__Aim__. The line holding "gray_err = [31, 31, 32, 16, 21, 1.5]" is the last one to output; start at the first line of the data, keep every line in between exactly, and leave out pictures.

__Data shown__.
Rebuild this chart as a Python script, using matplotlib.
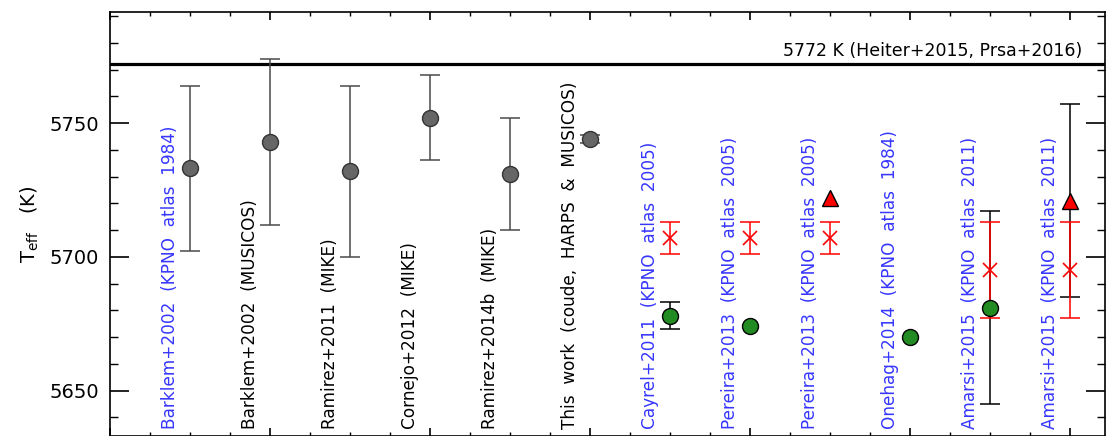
import matplotlib
matplotlib.use("Agg")
import matplotlib.pyplot as plt
import numpy as np
from matplotlib.ticker import MultipleLocator

# column labels, left to right
labels = [
    "Barklem+2002  (KPNO  atlas  1984)",
    "Barklem+2002  (MUSICOS)",
    "Ramirez+2011  (MIKE)",
    "Cornejo+2012  (MIKE)",
    "Ramirez+2014b  (MIKE)",
    "This  work  (coude,  HARPS  &  MUSICOS)",
    "Cayrel+2011  (KPNO  atlas  2005)",
    "Pereira+2013  (KPNO  atlas  2005)",
    "Pereira+2013  (KPNO  atlas  2005)",
    "Onehag+2014  (KPNO  atlas  1984)",
    "Amarsi+2015  (KPNO  atlas  2011)",
    "Amarsi+2015  (KPNO  atlas  2011)",
]
label_blue = [True, False, False, False, False, False, True, True, True, True, True, True]

# grey circles
gray_pos = [1, 2, 3, 4, 5, 6]
gray_val = [5733, 5743, 5732, 5752, 5731, 5744]
gray_err = [31, 31, 32, 16, 21, 1.5]

# green circles
green_pos = [7, 8, 10, 11]
green_val = [5678, 5674, 5670, 5681]
green_err = [5, 0, 0, 36]

# red crosses
cross_pos = [7, 8, 9, 11, 12]
cross_val = [5707, 5707, 5707, 5695, 5695]
cross_err = [6, 6, 6, 18, 18]

# red triangles
tri_pos = [9, 12]
tri_val = [5722, 5721]
tri_err = [0, 36]

sun_teff = 5772
sun_label = "5772 K (Heiter+2015, Prsa+2016)"

BLUE = "#3636ff"
GRAY = "#666666"
GREEN = "#228b22"
RED = "#ff0000"

fig = plt.figure(figsize=(11.06, 4.36), dpi=100)
ax = fig.add_axes([110 / 1106, 0.0, 995 / 1106, 424 / 436])


def draw_err(pos, val, err, color, cap=7, z=2):
    pos, val, err = map(np.asarray, (pos, val, err))
    m = err > 0
    if m.any():
        ax.errorbar(pos[m], val[m], yerr=err[m], fmt="none", ecolor=color,
                    elinewidth=1.1, capsize=cap, capthick=1.1, zorder=z)


draw_err(gray_pos, gray_val, gray_err, "#4a4a4a")
ax.plot(gray_pos, gray_val, "o", ms=11.5, mfc=GRAY, mec="#333333", mew=1, zorder=5)

draw_err(green_pos, green_val, green_err, "black")
draw_err(tri_pos, tri_val, tri_err, "black")
draw_err(cross_pos, cross_val, cross_err, RED, z=3)
ax.plot(cross_pos, cross_val, "x", ms=10, mec=RED, mew=1.2, zorder=4)
ax.plot(green_pos, green_val, "o", ms=11.5, mfc=GREEN, mec="black", mew=1, zorder=5)
ax.plot(tri_pos, tri_val, "^", ms=12, mfc=RED, mec="black", mew=1, zorder=5)

ax.axhline(sun_teff, color="black", lw=2.3, zorder=1)
ax.text(12.15, sun_teff + 1.6, sun_label, ha="right", va="bottom", fontsize=12.5)

for i, (lab, blue) in enumerate(zip(labels, label_blue)):
    ax.text(i + 1 - 0.25, 5635.8, lab, rotation=90, ha="center", va="bottom",
            fontsize=12.2, color=BLUE if blue else "black")

ax.set_xlim(0, 12.44)
ax.set_ylim(5633, 5791.5)
ax.xaxis.set_major_locator(MultipleLocator(2))
ax.xaxis.set_minor_locator(MultipleLocator(0.5))
ax.yaxis.set_major_locator(MultipleLocator(50))
ax.yaxis.set_minor_locator(MultipleLocator(10))
ax.set_xticklabels([])
ax.tick_params(axis="y", which="major", direction="in", length=14, width=1.2,
               left=True, right=True, labelsize=14, pad=8)
ax.tick_params(axis="y", which="minor", direction="in", length=6, width=1,
               left=True, right=True)
ax.tick_params(axis="x", which="major", direction="in", length=6, width=1.2,
               top=True, bottom=True)
ax.tick_params(axis="x", which="minor", direction="in", length=3, width=1,
               top=True, bottom=True)
for s in ax.spines.values():
    s.set_linewidth(1.2)

ax.set_ylabel(r"T$_{\rm eff}$   (K)", fontsize=14, labelpad=6)

fig.savefig("out.png", dpi=100)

__Response__.
Rebuild this chart as a Python script, using matplotlib.
import matplotlib
matplotlib.use("Agg")
import matplotlib.pyplot as plt
import numpy as np
from matplotlib.ticker import MultipleLocator

# column labels, left to right
labels = [
    "Barklem+2002  (KPNO  atlas  1984)",
    "Barklem+2002  (MUSICOS)",
    "Ramirez+2011  (MIKE)",
    "Cornejo+2012  (MIKE)",
    "Ramirez+2014b  (MIKE)",
    "This  work  (coude,  HARPS  &  MUSICOS)",
    "Cayrel+2011  (KPNO  atlas  2005)",
    "Pereira+2013  (KPNO  atlas  2005)",
    "Pereira+2013  (KPNO  atlas  2005)",
    "Onehag+2014  (KPNO  atlas  1984)",
    "Amarsi+2015  (KPNO  atlas  2011)",
    "Amarsi+2015  (KPNO  atlas  2011)",
]
label_blue = [True, False, False, False, False, False, True, True, True, True, True, True]

# grey circles
gray_pos = [1, 2, 3, 4, 5, 6]
gray_val = [5733, 5743, 5732, 5752, 5731, 5744]
gray_err = [31, 31, 32, 16, 21, 1.5]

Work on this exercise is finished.